According to a recent report from Pike Research, the widespread commercialization of biofuels will be largely dependent upon whether this marketplace can achieve price parity with petroleum-based fuels during the next decade – and doing so could be challenging.
Long-term, biofuels could meet expanding demand for fuels from ground, aviation, and maritime transportation fuel markets. However, a lack of access to inexpensive feedstocks and various financing hurdles currently present obstacles for biofuels production, Pike Research says.
‘Although many feedstocks, technologies and conversion pathways currently share the same tent, the coming decade promises to be one of shakeouts,’ says senior analyst Mackinnon Lawrence.
‘Early bets on cellulosic pathways have yet to deliver significant volumes, opening up opportunities for a number of advanced pathways,’ Lawrence adds. ‘Meanwhile, it remains unclear whether the shift toward high-value, low-volume bio-chemical and product markets as a source of near-term revenue will accelerate or impede biofuels-production scale-up efforts.’
The company says first-generation biofuels derived from corn starch, sugarcane, rapeseed and soy are projected to underpin growth over the next decade, while the emergence of advanced conversion pathways and non-food feedstocks will unlock considerable production potential throughout the world.
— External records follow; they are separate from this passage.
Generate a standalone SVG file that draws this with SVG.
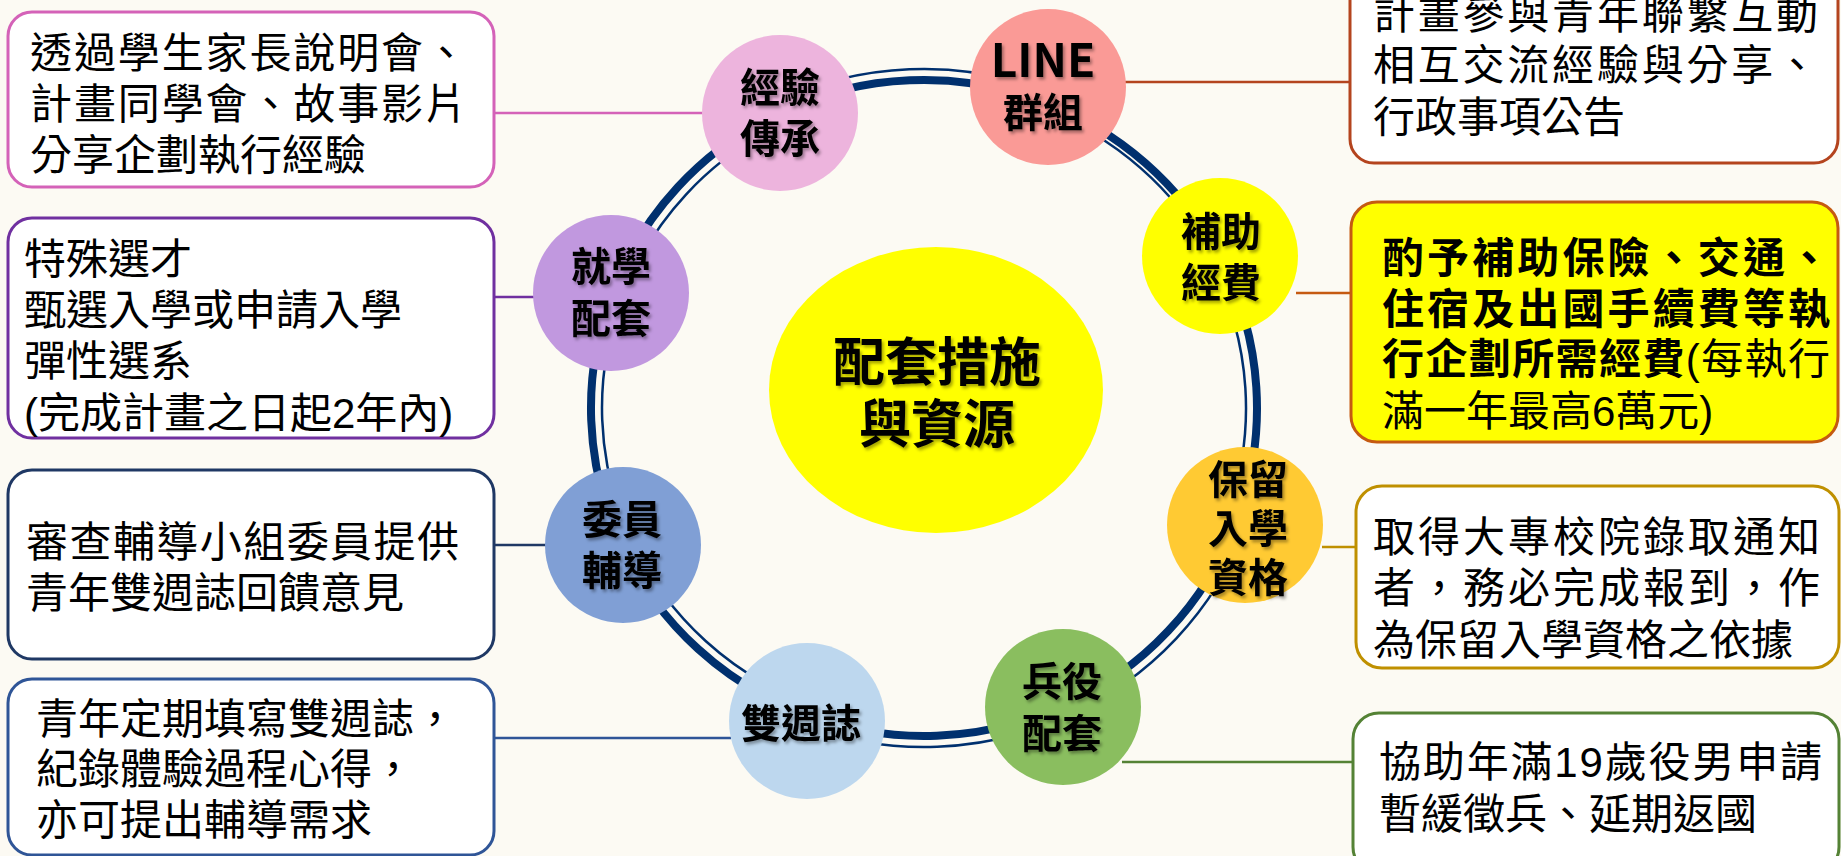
<svg xmlns="http://www.w3.org/2000/svg" width="1841" height="856" viewBox="0 0 1841 856">
<defs>
<style>
.bg{fill:#FCFAF3}
.box{fill:#FFFFFF;stroke-width:3}
.t{font-family:'Liberation Sans','Noto Sans CJK TC',sans-serif;font-size:42px;fill:#000}
.b{font-weight:bold}
.n{font-family:'Noto Sans CJK TC','Liberation Sans',sans-serif;font-weight:bold;font-size:40px;text-anchor:middle;fill:#000;filter:url(#sh)}
.rk{fill:none;stroke:#00306E;stroke-width:8}
.rn{fill:none;stroke:#00306E;stroke-width:2.5}
.cn{fill:none;stroke-width:2.5}
</style>
<filter id="sh" x="-10%" y="-20%" width="130%" height="150%">
<feDropShadow dx="2" dy="2.5" stdDeviation="1.5" flood-color="#000" flood-opacity="0.35"/>
</filter>
</defs>
<rect class="bg" x="0" y="0" width="1841" height="856"/>

<g id="connectors">
<path class="rk" d="M612.1,293.1 A333,328 0 0 1 779.6,112.4"/>
<path class="rn" d="M622.4,297 A322,317 0 0 1 784.3,122.4"/>
<path class="rk" d="M779.6,112.4 A333,328 0 0 1 1042.2,101.4"/>
<path class="rn" d="M774.8,102.5 A344,339 0 0 1 1046.2,91.1"/>
<path class="rk" d="M1042.2,101.4 A333,328 0 0 1 1219.4,256.6"/>
<path class="rn" d="M1039.8,107.9 A326,321 0 0 1 1213.2,259.8"/>
<path class="rk" d="M1219.4,256.6 A333,328 0 0 1 1236.3,521.8"/>
<path class="rn" d="M1209.6,261.6 A322,317 0 0 1 1226,518"/>
<path class="rk" d="M1236.3,521.8 A333,328 0 0 1 1062.6,706.2"/>
<path class="rn" d="M1246.6,525.6 A344,339 0 0 1 1067.2,716.2"/>
<path class="rk" d="M1062.6,706.2 A333,328 0 0 1 809,715.8"/>
<path class="rn" d="M1067.2,716.2 A344,339 0 0 1 805.2,726.2"/>
<path class="rk" d="M809,715.8 A333,328 0 0 1 621.7,545.6"/>
<path class="rn" d="M812.8,705.5 A322,317 0 0 1 631.7,541"/>
<path class="rk" d="M621.7,545.6 A333,328 0 0 1 612.1,293.1"/>
<path class="rn" d="M631.7,541 A322,317 0 0 1 622.4,297"/>

<line class="cn" x1="494" y1="113" x2="703" y2="113" stroke="#D462B8"/>
<line class="cn" x1="1125" y1="82" x2="1350" y2="82" stroke="#B4441E"/>
<line class="cn" x1="494" y1="297" x2="535" y2="297" stroke="#7030A0"/>
<line class="cn" x1="1296" y1="293" x2="1351" y2="293" stroke="#C55A11"/>
<line class="cn" x1="494" y1="545" x2="546" y2="545" stroke="#1F3864"/>
<line class="cn" x1="1322" y1="547" x2="1356" y2="547" stroke="#BF9000"/>
<line class="cn" x1="494" y1="738" x2="731" y2="738" stroke="#2F5597"/>
<line class="cn" x1="1122" y1="762" x2="1352" y2="762" stroke="#548235"/>
</g>

<g id="center">
<ellipse cx="936" cy="390" rx="167" ry="143" fill="#FFFF00"/>
<text class="n" x="937" y="381" style="font-size:52px">配套措施</text>
<text class="n" x="937" y="443" style="font-size:52px">與資源</text>
</g>

<g id="node-experience">
<circle cx="780" cy="113" r="78" fill="#EDB4DD"/>
<text class="n" x="780" y="102">經驗</text>
<text class="n" x="780" y="153">傳承</text>
</g>
<g id="node-line">
<circle cx="1048" cy="87" r="78" fill="#FA9A96"/>
<text class="n" x="1043" y="77" style="font-size:46px">LINE</text>
<text class="n" x="1043" y="127">群組</text>
</g>
<g id="node-subsidy">
<circle cx="1220" cy="256" r="78" fill="#FFFF00"/>
<text class="n" x="1221" y="246">補助</text>
<text class="n" x="1221" y="297">經費</text>
</g>
<g id="node-reserve">
<circle cx="1245" cy="525" r="78" fill="#FFCA33"/>
<text class="n" x="1248" y="494">保留</text>
<text class="n" x="1248" y="543">入學</text>
<text class="n" x="1248" y="592">資格</text>
</g>
<g id="node-military">
<circle cx="1063" cy="707" r="78" fill="#8ABE5F"/>
<text class="n" x="1062" y="696">兵役</text>
<text class="n" x="1062" y="748">配套</text>
</g>
<g id="node-journal">
<circle cx="807" cy="721" r="78" fill="#BDD7EE"/>
<text class="n" x="801" y="738">雙週誌</text>
</g>
<g id="node-committee">
<circle cx="623" cy="545" r="78" fill="#809FD5"/>
<text class="n" x="622" y="534">委員</text>
<text class="n" x="622" y="585">輔導</text>
</g>
<g id="node-study">
<circle cx="611" cy="293" r="78" fill="#C198DF"/>
<text class="n" x="611" y="281">就學</text>
<text class="n" x="611" y="333">配套</text>
</g>

<g id="box-experience">
<rect class="box" x="8" y="12" width="486" height="175" rx="24" stroke="#D462B8"/>
<text class="t" x="30" y="68" textLength="437" lengthAdjust="spacing">透過學生家長說明會、</text>
<text class="t" x="30" y="119" textLength="437" lengthAdjust="spacing">計畫同學會、故事影片</text>
<text class="t" x="30" y="170">分享企劃執行經驗</text>
</g>
<g id="box-study">
<rect class="box" x="8" y="218" width="486" height="220" rx="24" stroke="#7030A0"/>
<text class="t" x="24" y="274">特殊選才</text>
<text class="t" x="24" y="325">甄選入學或申請入學</text>
<text class="t" x="24" y="376">彈性選系</text>
<text class="t" x="24" y="428">(完成計畫之日起2年內)</text>
</g>
<g id="box-committee">
<rect class="box" x="8" y="470" width="486" height="189" rx="24" stroke="#1F3864"/>
<text class="t" x="26" y="557" textLength="433" lengthAdjust="spacing">審查輔導小組委員提供</text>
<text class="t" x="26" y="608">青年雙週誌回饋意見</text>
</g>
<g id="box-journal">
<rect class="box" x="8" y="679" width="486" height="176" rx="24" stroke="#2F5597"/>
<text class="t" x="36" y="734">青年定期填寫雙週誌，</text>
<text class="t" x="36" y="784">紀錄體驗過程心得，</text>
<text class="t" x="36" y="835">亦可提出輔導需求</text>
</g>
<g id="box-line">
<rect class="box" x="1350" y="-37" width="488" height="200" rx="24" stroke="#B4441E"/>
<text class="t" x="1373" y="29" textLength="445" lengthAdjust="spacing">計畫參與青年聯繫互動</text>
<text class="t" x="1373" y="80" textLength="445" lengthAdjust="spacing">相互交流經驗與分享、</text>
<text class="t" x="1373" y="132">行政事項公告</text>
</g>
<g id="box-subsidy">
<rect class="box" x="1351" y="202" width="487" height="240" rx="26" stroke="#C55A11" style="fill:#FFFF00"/>
<text class="t b" x="1382" y="273" textLength="448" lengthAdjust="spacing">酌予補助保險、交通、</text>
<text class="t b" x="1382" y="324" textLength="448" lengthAdjust="spacing">住宿及出國手續費等執</text>
<text class="t" x="1382" y="374" textLength="448" lengthAdjust="spacing"><tspan class="b">行企劃所需經費</tspan>(每執行</text>
<text class="t" x="1382" y="426">滿一年最高6萬元)</text>
</g>
<g id="box-reserve">
<rect class="box" x="1356" y="486" width="483" height="182" rx="26" stroke="#BF9000"/>
<text class="t" x="1373" y="552" textLength="447" lengthAdjust="spacing">取得大專校院錄取通知</text>
<text class="t" x="1373" y="603" textLength="447" lengthAdjust="spacing">者，務必完成報到，作</text>
<text class="t" x="1373" y="655">為保留入學資格之依據</text>
</g>
<g id="box-military">
<rect class="box" x="1353" y="713" width="486" height="160" rx="26" stroke="#548235"/>
<text class="t" x="1379" y="777" textLength="443" lengthAdjust="spacing">協助年滿19歲役男申請</text>
<text class="t" x="1379" y="829">暫緩徵兵、延期返國</text>
</g>
</svg>
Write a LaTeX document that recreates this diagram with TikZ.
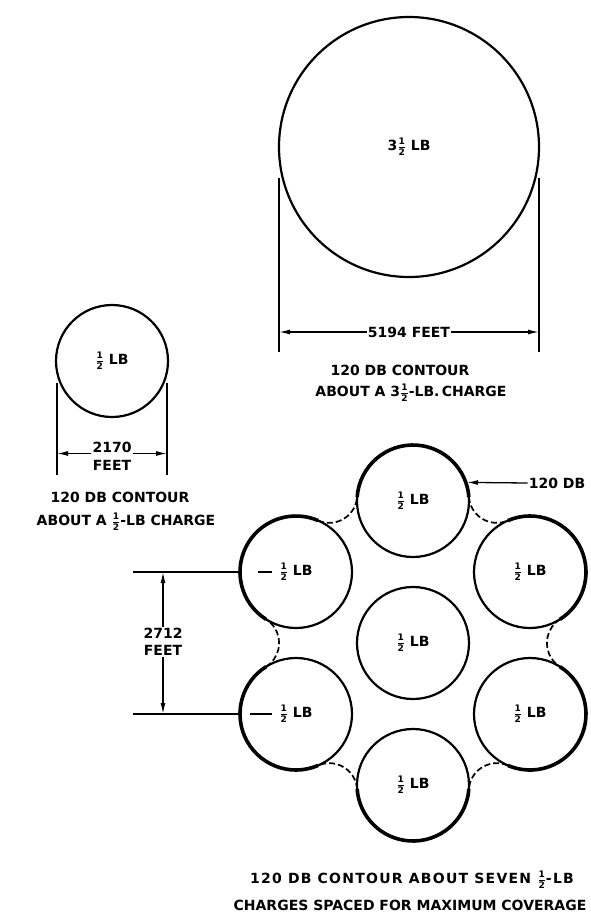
\documentclass[tikz,border=0pt]{standalone}
\usepackage{fontspec}
\setmainfont{DejaVu Sans}
\usetikzlibrary{calc,arrows.meta}

\newcommand\hf{$\frac{\mbox{\fontsize{9}{9}\selectfont 1}}{\mbox{\fontsize{9}{9}\selectfont 2}}$}
\newcommand\crad{56}
\newcommand\frad{28}

\tikzset{
  txt/.style={inner sep=1pt,font=\fontsize{14}{17}\selectfont\bfseries},
  charge/.style={circle,draw,line width=2.2pt,minimum size=112pt,inner sep=0pt,txt},
  dimline/.style={line width=1.3pt},
  dimarrow/.style={line width=1.3pt,-{Latex[length=11pt,width=5pt]}},
  contour/.style={line width=3.6pt},
  fillet/.style={line width=1.7pt,dash pattern=on 6pt off 3pt}
}

\begin{document}
\begin{tikzpicture}[x=1pt,y=-1pt]
  \useasboundingbox (0,0) rectangle (590,919);

  % one 3 1/2 lb charge
  \node[charge,minimum size=260pt] (big) at (409,147) {3\hf\ LB};
  \coordinate (bl1) at (279,178); \coordinate (bl2) at (279,352);
  \coordinate (br1) at (539,178); \coordinate (br2) at (539,352);
  \draw[dimline] (bl1) -- (bl2); \draw[dimline] (br1) -- (br2);
  \node[txt] (dbig) at (409,332) {5194 FEET};
  \draw[dimarrow] (dbig.west) -- (dbig.west -| bl1);
  \draw[dimarrow] (dbig.east) -- (dbig.east -| br1);
  \node[txt] (capb1) at (400,370) {120 DB CONTOUR};
  \node[txt] (capb2) at (411,393) {ABOUT A 3\hf-LB.\,CHARGE};

  % one 1/2 lb charge
  \node[charge] (small) at (112,361) {\hf\ LB};
  \coordinate (sl1) at (57,383); \coordinate (sl2) at (57,475);
  \coordinate (sr1) at (167,383); \coordinate (sr2) at (167,475);
  \draw[dimline] (sl1) -- (sl2); \draw[dimline] (sr1) -- (sr2);
  \node[txt] (dsmall) at (112,447) {2170};
  \node[txt] (fsmall) at (112,465) {FEET};
  \draw[dimarrow] (dsmall.south west) -- (dsmall.south west -| sl1);
  \draw[dimarrow] (dsmall.south east) -- (dsmall.south east -| sr1);
  \node[txt] (caps1) at (120,497) {120 DB CONTOUR};
  \node[txt] (caps2) at (126,522) {ABOUT A \hf-LB CHARGE};

  % seven 1/2 lb charges
  \node[charge] (c0) at (413,643) {\hf\ LB};
  \foreach \nm/\px/\py in {c1/413/501,c2/530/572,c3/530/714,c4/413/785,c5/296/714,c6/296/572}
    \node[charge] (\nm) at (\px,\py) {\hf\ LB};

  % 120 db contour round the group
  \foreach \a/\b [count=\i] in {c1/c2,c2/c3,c3/c4,c4/c5,c5/c6,c6/c1}
    \path let \p1=(\a), \p2=(\b), \n1={veclen(\x2-\x1,\y2-\y1)/2},
      \n2={sqrt((\crad+\frad)^2-(\n1)^2)} in
      ($(\a)!0.5!(\b)!\n2!90:(\b)$) coordinate (f\i);
  \foreach \cc/\fa/\fb in {c1/f6/f1,c2/f1/f2,c3/f2/f3,c4/f3/f4,c5/f4/f5,c6/f5/f6}
    \draw[contour] let \p1=(\cc), \p2=(\fa), \p3=(\fb),
      \n1={atan2(\y2-\y1,\x2-\x1)}, \n2={atan2(\y3-\y1,\x3-\x1)},
      \n3={mod(\n1-\n2+720,360)} in
      ($(\cc)!\crad pt!(\fa)$) arc[start angle=\n1, delta angle=-\n3, radius=\crad pt];
  \foreach \a/\b [count=\i] in {c1/c2,c2/c3,c3/c4,c4/c5,c5/c6,c6/c1}
    \draw[fillet] let \p1=(f\i), \p2=(\a), \p3=(\b),
      \n1={atan2(\y2-\y1,\x2-\x1)}, \n2={atan2(\y3-\y1,\x3-\x1)},
      \n3={mod(\n2-\n1+540,360)-180} in
      ($(f\i)!\frad pt!(\a)$) arc[start angle=\n1, delta angle=\n3, radius=\frad pt];
  \node[txt] (db) at (557,483) {120 DB};
  \draw[dimarrow] (db.west) -- (c1.19);

  % 2712 feet spacing
  \coordinate (e1) at (133,572); \coordinate (e2) at (133,714);
  \draw[dimline] (e1) -- (c6.west); \draw[dimline] (e2) -- (c5.west);
  \draw[dimline] ($(c6)+(-38,0)$) -- ($(c6)+(-24,0)$);
  \draw[dimline] ($(c5)+(-46,0)$) -- ($(c5)+(-24,0)$);
  \node[txt,align=center] (d2712) at (163,642) {2712\\FEET};
  \draw[dimarrow] (d2712.north) -- (d2712.north |- e1);
  \draw[dimarrow] (d2712.south) -- (d2712.south |- e2);

  \node[txt] (capc1) at (412,880) {\addfontfeature{LetterSpace=9}120 DB CONTOUR ABOUT SEVEN \hf-LB};
  \node[txt] (capc2) at (410,905) {CHARGES SPACED FOR MAXIMUM COVERAGE};
\end{tikzpicture}
\end{document}
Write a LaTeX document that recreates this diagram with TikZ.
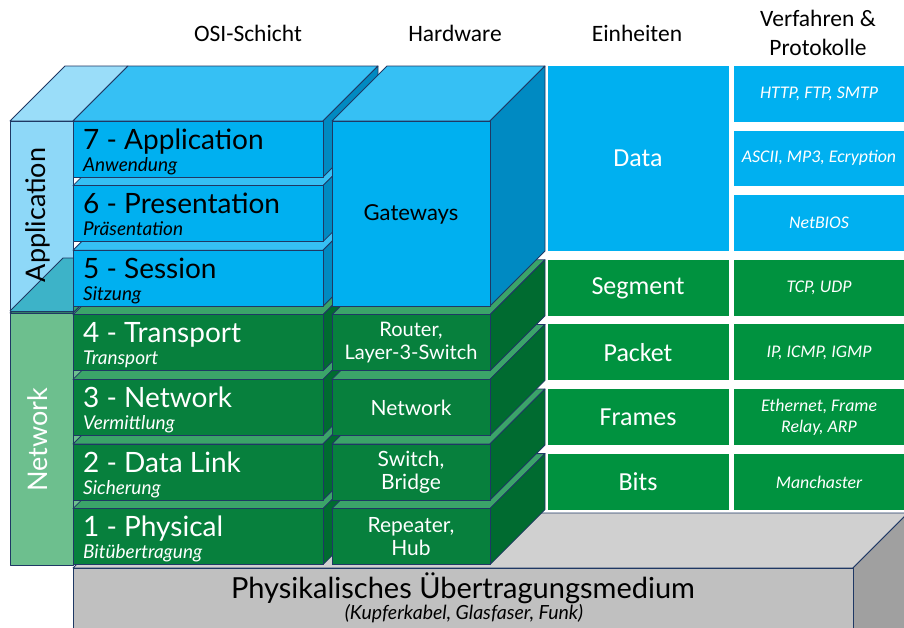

Pike Research's analysis finds that the global market for biofuels will more than double over the coming decade, increasing from $82.7 billion in 2011 to $185.3 billion by 2021. Although growth is expected to climb steadily through 2016, more robust growth is expected between 2017 and 2021, as a combination of higher oil prices, emerging mandate obligations, availability of new feedstocks, and the scaling up of advanced technologies drive increased investment in the industry.
Ethanol production is expected to maintain its dominance, reaching 49.5 billion gallons per year by 2021, as compared to biodiesel's 16.2 billion gallons per year, the firm adds.